A 2009 Mayo Clinic study found that of 1,300 people ages 70 to 89, those that had regularly engaged in mentally challenging activities, such as reading, playing games, and doing crafts, in their 50s and early 60s were 40 percent less likely to develop memory loss than those who hadn’t. Follow these simple steps to stay sharp as you age.

Hone your manual skills: Learn a new instrument, start quilting, build a model airplane, or get going on those carpentry projects you’ve been putting off. Such activities not only help promote hand and finger dexterity, they also foster the development of new neural connections.

Learn one new word every day: This engages the brain’s language centers, frontal lobe, and memory circuits. “It’s like aerobics for your brain,” says George Washington University Neurology Professor Richard Restak, MD.

Challenge your short-term memory: Although iPhones and BlackBerries may be convenient, they have one downside: They’ve robbed us of the need to commit things to memory.
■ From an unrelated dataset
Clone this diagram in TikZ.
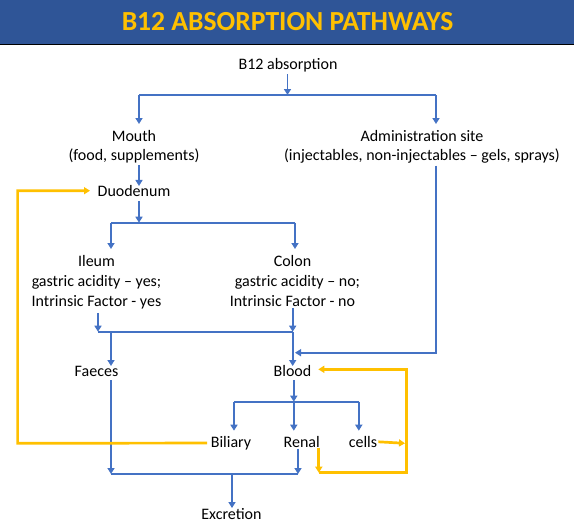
\documentclass[tikz,border=0pt]{standalone}
\usepackage{fontspec}
\setmainfont{Carlito}
\usetikzlibrary{arrows.meta}
\definecolor{barblue}{HTML}{2F5597}
\definecolor{lineblue}{HTML}{4472C4}
\definecolor{gold}{HTML}{FFC000}
\begin{document}
\begin{tikzpicture}[x=1pt, y=-1pt,
	lbl/.style={anchor=base, inner sep=0pt, align=center, font=\fontsize{16}{19.6}\selectfont},
	flow/.style={draw=lineblue, line width=1.7pt},
	back/.style={draw=gold, line width=2.7pt},
	tip/.style={-{Triangle[width=7pt, length=6pt]}}]
	\useasboundingbox (0,0) rectangle (574,531);
	\fill[barblue] (0,0) rectangle (574,44);
	\draw[line width=1pt] (0,44.5) -- (574,44.5);
	\node[anchor=base, inner sep=0pt, text=gold, font=\fontsize{27.6}{30}\selectfont\bfseries] (title) at (287.5,30.7) {B12 ABSORPTION PATHWAYS};
	% text nodes (base = last line)
	\node[lbl] (b12) at (288,69.3) {B12 absorption};
	\node[lbl] (mouth) at (134,160.7) {Mouth\\(food, supplements)};
	\node[lbl] (admin) at (422,160.7) {Administration site\\(injectables, non-injectables -- gels, sprays)};
	\node[lbl] (duod) at (134,196) {Duodenum};
	\node[lbl] (ileum) at (96.5,306) {Ileum\\gastric acidity -- yes;\\Intrinsic Factor - yes};
	\node[lbl] (colon) at (292.5,306) {Colon\\\hspace*{10pt}gastric acidity -- no;\\Intrinsic Factor - no};
	\node[lbl] (faeces) at (96.5,376.7) {Faeces};
	\node[lbl] (blood) at (292.5,376.7) {Blood};
	\node[lbl] (biliary) at (231,447.3) {Biliary};
	\node[lbl] (renal) at (301.7,447.3) {Renal};
	\node[lbl] (cells) at (363,447.3) {cells};
	\node[lbl] (excr) at (231.5,519.3) {Excretion};
	% junctions
	\coordinate (b12out) at (287.5,74);
	\coordinate (fork1) at (287.5,95);
	\coordinate (fork1L) at (139,95);
	\coordinate (fork1R) at (436,95);
	\coordinate (fork2) at (139,222.7);
	\coordinate (fork2L) at (111,222.7);
	\coordinate (fork2R) at (295,222.7);
	\coordinate (join1L) at (98,331.7);
	\coordinate (join1R) at (292.7,331.7);
	\coordinate (adminC) at (436,352.7);
	\coordinate (adminT) at (295,352.7);
	\coordinate (fork3) at (293.8,401.7);
	\coordinate (fork3L) at (234,401.7);
	\coordinate (fork3R) at (358.8,401.7);
	\coordinate (join2L) at (111,474);
	\coordinate (join2R) at (298,474);
	\coordinate (join2) at (232,474);
	\coordinate (loopA) at (318.8,472.7);
	\coordinate (loopB) at (406.5,472.7);
	\coordinate (loopC) at (406.5,369.3);
	\coordinate (loopD) at (17.6,443.3);
	\coordinate (loopE) at (17.6,190.7);
	\coordinate (duodIn) at (90,190.7);
	\coordinate (bloodIn) at (318.3,369.3);
	\coordinate (cellsOut) at (405,443.3);
	% blue pathways
	\draw[flow, tip] (b12out) -- (fork1);
	\draw[flow] (fork1L) -- (fork1R);
	\draw[flow, tip] (fork1L) -- ++(0,29);
	\draw[flow, tip] (fork1R) -- ++(0,29);
	\draw[flow, tip] (fork1L |- mouth.south) ++(0,1.5) -- ++(0,21);
	\draw[flow, tip] (fork2 |- duod.south) ++(0,5) -- (fork2);
	\draw[flow] (fork2L) -- (fork2R);
	\draw[flow, tip] (fork2L) -- ++(0,26.3);
	\draw[flow, tip] (fork2R) -- ++(0,26.3);
	\draw[flow, tip] (join1L |- ileum.south) ++(0,4) -- (join1L);
	\draw[flow, tip] (join1R |- colon.south) ++(0,2) -- (join1R);
	\draw[flow] (join1L) -- (join1R);
	\draw[flow, tip] (join1L -| fork2L) -- ++(0,34.3);
	\draw[flow, tip] (join1R) -- ++(0,34.3);
	\draw[flow, tip] (fork1R |- admin.south) ++(0,2) -- (adminC) -- (adminT);
	\draw[flow, tip] (fork3 |- blood.south) ++(0,3) -- (fork3);
	\draw[flow] (fork3L) -- (fork3R);
	\draw[flow, tip] (fork3L) -- ++(0,29);
	\draw[flow, tip] (fork3) -- ++(0,29);
	\draw[flow, tip] (fork3R) -- ++(0,29);
	\draw[flow, tip] (join2L |- faeces.south) ++(0,3) -- (join2L);
	\draw[flow, tip] (join2R |- renal.south) ++(0,1) -- (join2R);
	\draw[flow] (join2L) -- (join2R);
	\draw[flow, tip] (join2) -- (excr.north -| join2);
	% recycling loops
	\draw[back, tip] (biliary.west) ++(-3.5,0) -- (loopD) -- (loopE) -- (duodIn);
	\draw[back, tip] (cells.east) ++(1,0) -- (cellsOut);
	\draw[back, tip] (loopA |- renal.south) -- (loopA);
	\draw[back, tip] (loopA) -- (loopB) -- (loopC) -- (bloodIn);
\end{tikzpicture}
\end{document}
Do it anyway. Memorize your grocery list, your friends’ phone numbers, the US presidents in order, every state’s capital city. As the saying goes, if you don’t use it, you lose it.

Mix it up: Try a wide variety of mental games, from crossword puzzles to computer games. Experts say seniors tend to do what they’re good at—over and over again. While that may improve proficiency, it doesn’t form new neuronal connections or boost neurotransmitter production in the brain like new and diverse experiences do.

Be friendly: Engage in social activities as much as possible. Multiple studies have shown that living a solo life can vastly increase your risk of dementia. One recent Swedish study of 2,000 men and women found that people living alone at age 50 had twice the risk of developing dementia 21 years later than those who were living with a partner in middle age.

Shut the TV off: Research shows that those who watch minimal TV are as much as 50 percent less likely to develop Alzheimer’s disease.

Keep working: Resist the temptation to retire early. A recent British study of 382 men found a significant association between later retirement and later onset of Alzheimer’s disease.